Ese año fue muy incómodo para mí, los insultos alusivos me venían de aquí y de allá, ese año mi ilusión de ser el mejor alumno del Agropecuario para ingresar de frente a la Universidad, se cayó, ese año me desaprobaron en Álgebra, y ese año desaparecieron los ingenieros que hacían de profesores. Pero ese año, una hora antes del desfile de Fiestas Patrias, me presenté formalmente vestido ante el director y le dije que no me había sido posible llegar conforme me lo había pedido porque atentaba contra el pudor y las buenas costumbres, a lo que sordamente exclamó: “ ¡Cero en prácticas y cero en conducta, malcriado, lárgate de mi oficina!”. Y ese año deseé con todas mis fuerzas que mis estudios secundarios pronto terminaran para dejarlo todo en el olvido, contradictoriamente se hicieron una eternidad acrecentando mi ansiedad.

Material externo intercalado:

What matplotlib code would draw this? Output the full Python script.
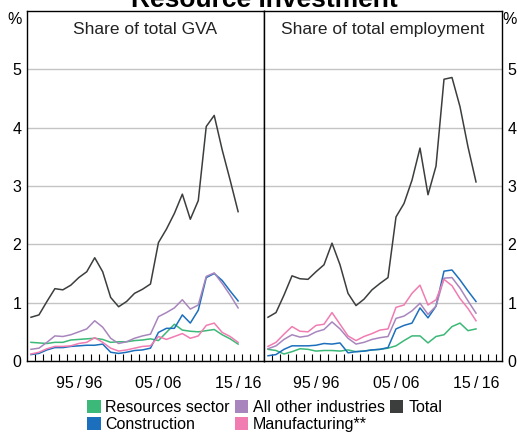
import matplotlib
matplotlib.use('agg')
from matplotlib import pyplot as plt
from matplotlib.patches import Patch

plt.rcParams['font.family'] = ['Liberation Sans', 'DejaVu Sans']

# annual data, 1989/90 to 2015/16
years = list(range(1990, 2017))
year_labels = {1996: '95\u2009/\u200996', 2006: '05\u2009/\u200906', 2016: '15\u2009/\u200916'}

# share of total GVA (%)
gva_resources = [0.32, 0.31, 0.30, 0.32, 0.32, 0.36, 0.37, 0.38, 0.39, 0.37, 0.32, 0.33, 0.33, 0.35,
                 0.36, 0.38, 0.35, 0.49, 0.63, 0.53, 0.51, 0.50, 0.52, 0.54, 0.45, 0.38, 0.29]
gva_construction = [0.11, 0.13, 0.19, 0.23, 0.23, 0.25, 0.26, 0.27, 0.27, 0.29, 0.15, 0.13, 0.15, 0.18,
                    0.19, 0.22, 0.49, 0.56, 0.56, 0.79, 0.65, 0.87, 1.43, 1.50, 1.38, 1.20, 1.03]
gva_other = [0.20, 0.22, 0.32, 0.43, 0.42, 0.45, 0.50, 0.55, 0.69, 0.58, 0.39, 0.30, 0.33, 0.39,
             0.43, 0.46, 0.76, 0.83, 0.91, 1.05, 0.89, 0.96, 1.45, 1.51, 1.33, 1.13, 0.91]
gva_manufacturing = [0.12, 0.15, 0.21, 0.25, 0.25, 0.26, 0.30, 0.32, 0.40, 0.32, 0.22, 0.17, 0.19, 0.22,
                     0.25, 0.26, 0.42, 0.37, 0.42, 0.47, 0.39, 0.43, 0.61, 0.65, 0.49, 0.42, 0.32]
gva_total = [0.75, 0.79, 1.02, 1.24, 1.22, 1.30, 1.43, 1.53, 1.77, 1.53, 1.09, 0.93, 1.02, 1.16,
             1.23, 1.32, 2.03, 2.26, 2.53, 2.86, 2.43, 2.75, 4.02, 4.21, 3.62, 3.10, 2.56]

# share of total employment (%)
emp_resources = [0.20, 0.18, 0.12, 0.16, 0.21, 0.20, 0.17, 0.18, 0.18, 0.17, 0.19, 0.16, 0.17, 0.19,
                 0.20, 0.22, 0.26, 0.35, 0.43, 0.43, 0.31, 0.42, 0.45, 0.59, 0.65, 0.52, 0.55]
emp_construction = [0.09, 0.11, 0.20, 0.26, 0.26, 0.26, 0.27, 0.30, 0.29, 0.31, 0.14, 0.16, 0.17, 0.19,
                    0.20, 0.23, 0.55, 0.61, 0.65, 0.91, 0.74, 0.94, 1.54, 1.56, 1.39, 1.20, 1.02]
emp_other = [0.21, 0.26, 0.37, 0.45, 0.41, 0.43, 0.50, 0.54, 0.67, 0.55, 0.39, 0.29, 0.32, 0.37,
             0.40, 0.42, 0.73, 0.77, 0.86, 0.99, 0.80, 0.94, 1.42, 1.43, 1.25, 1.03, 0.82]
emp_manufacturing = [0.25, 0.32, 0.46, 0.59, 0.51, 0.50, 0.61, 0.63, 0.83, 0.63, 0.43, 0.35, 0.42, 0.47,
                     0.53, 0.55, 0.92, 0.96, 1.16, 1.30, 0.96, 1.05, 1.40, 1.29, 1.07, 0.90, 0.69]
emp_total = [0.75, 0.83, 1.13, 1.46, 1.41, 1.40, 1.53, 1.65, 2.02, 1.65, 1.16, 0.95, 1.06, 1.22,
             1.33, 1.43, 2.47, 2.70, 3.10, 3.65, 2.85, 3.34, 4.83, 4.86, 4.36, 3.67, 3.07]

labels = ['Resources sector', 'Construction', 'All other industries', 'Manufacturing**', 'Total']
colors = ['#3cb878', '#1c6fbd', '#a886bd', '#f07cb1', '#3c3e3e']

panels = [
    ('Share of total GVA', [gva_resources, gva_construction, gva_other, gva_manufacturing, gva_total]),
    ('Share of total employment', [emp_resources, emp_construction, emp_other, emp_manufacturing, emp_total]),
]

fig = plt.figure(figsize=(5.17, 4.33), dpi=100)
W, H = 517, 433
bottom, top = 361, 11
axes = [fig.add_axes([27 / W, (H - bottom) / H, 237 / W, (bottom - top) / H]),
        fig.add_axes([264 / W, (H - bottom) / H, 238 / W, (bottom - top) / H])]

x = list(range(len(years)))
for k, (ax, (title, series)) in enumerate(zip(axes, panels)):
    for s, c in zip(series, colors):
        ax.plot(x, s, color=c, lw=1.1, zorder=3)
    ax.set_xlim(-0.5, 29.25)
    ax.set_ylim(0, 6)
    ax.set_yticks(range(6))
    ax.grid(axis='y', color='#c4c4c4', lw=1.0, zorder=0)
    ax.tick_params(axis='y', length=0, labelsize=11.5, pad=4)
    if k == 0:
        ax.yaxis.tick_left()
    else:
        ax.yaxis.tick_right()
    major = [years.index(y) for y in year_labels]
    ax.set_xticks(major)
    ax.set_xticklabels(list(year_labels.values()))
    ax.tick_params(axis='x', which='major', length=0, labelsize=11.5, pad=11)
    ax.set_xticks([i + 0.5 for i in range(29)], minor=True)
    ax.tick_params(axis='x', which='minor', direction='in', length=5, width=0.8, color='black')
    for sp in ax.spines.values():
        sp.set_color('black')
        sp.set_linewidth(1.0)
    ax.text(0.5, 0.968, title, transform=ax.transAxes, ha='center', va='top', fontsize=12.5,
            color='#222222')

fig.text(15 / W, 1 - 19 / H, '%', ha='center', va='center', fontsize=11.5)
fig.text(510 / W, 1 - 19 / H, '%', ha='center', va='center', fontsize=11.5)
fig.text(264 / W, 1 - 7 / H, 'Resource Investment', ha='center', va='baseline', fontsize=19,
         fontweight='bold')

handles = [Patch(facecolor=c, edgecolor='none', label=l) for c, l in zip(colors, labels)]
fig.legend(handles=handles, ncol=3, loc='upper left', bbox_to_anchor=(87 / W, 1 - 400 / H),
           frameon=False, fontsize=11.5, handlelength=0.85, handleheight=0.85, handletextpad=0.3,
           columnspacing=0.3, labelspacing=0.12, borderpad=0, borderaxespad=0)

fig.savefig('out.png', dpi=100)
plt.close(fig)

Pero no todo fue negativo en la secundaria, recuerdo el calmado discurso del profesor Santa María, la exposición realista de Céspedes, el suave lenguaje de Portilla, la amabilidad y elocuencia de Mercedes de Porras “Quieren que les siga dictando la clase o prefieren al Doctor”, “Queremos que usted siga”, respondimos al unísono. Recuerdo las amenas intervenciones del teacher Mario y sus onces casi para todos en Religión, Artística e Inglés, la lectura de los onces era correspondida por nosotros con francas risotadas de satisfacción. Recuerdo las competencias atléticas promovidas por el profesor Sánchez y sus ilustradas clases de formación laboral, los veintes en Geometría que me calificaba el profesor Alcides.Y también recuerdo las vivaces clases de la profesora Silvia que se eternizaron en mí con “El seminarista de los ojos negros”.

Recuerdos, sólo recuerdos, diría Leonardo Favio. “¿Y Nocturno?, ¿y Garric?”. Garric soy yo, aunque no sé cómo se escribe, y Nocturno también, aunque no sé cómo se declama.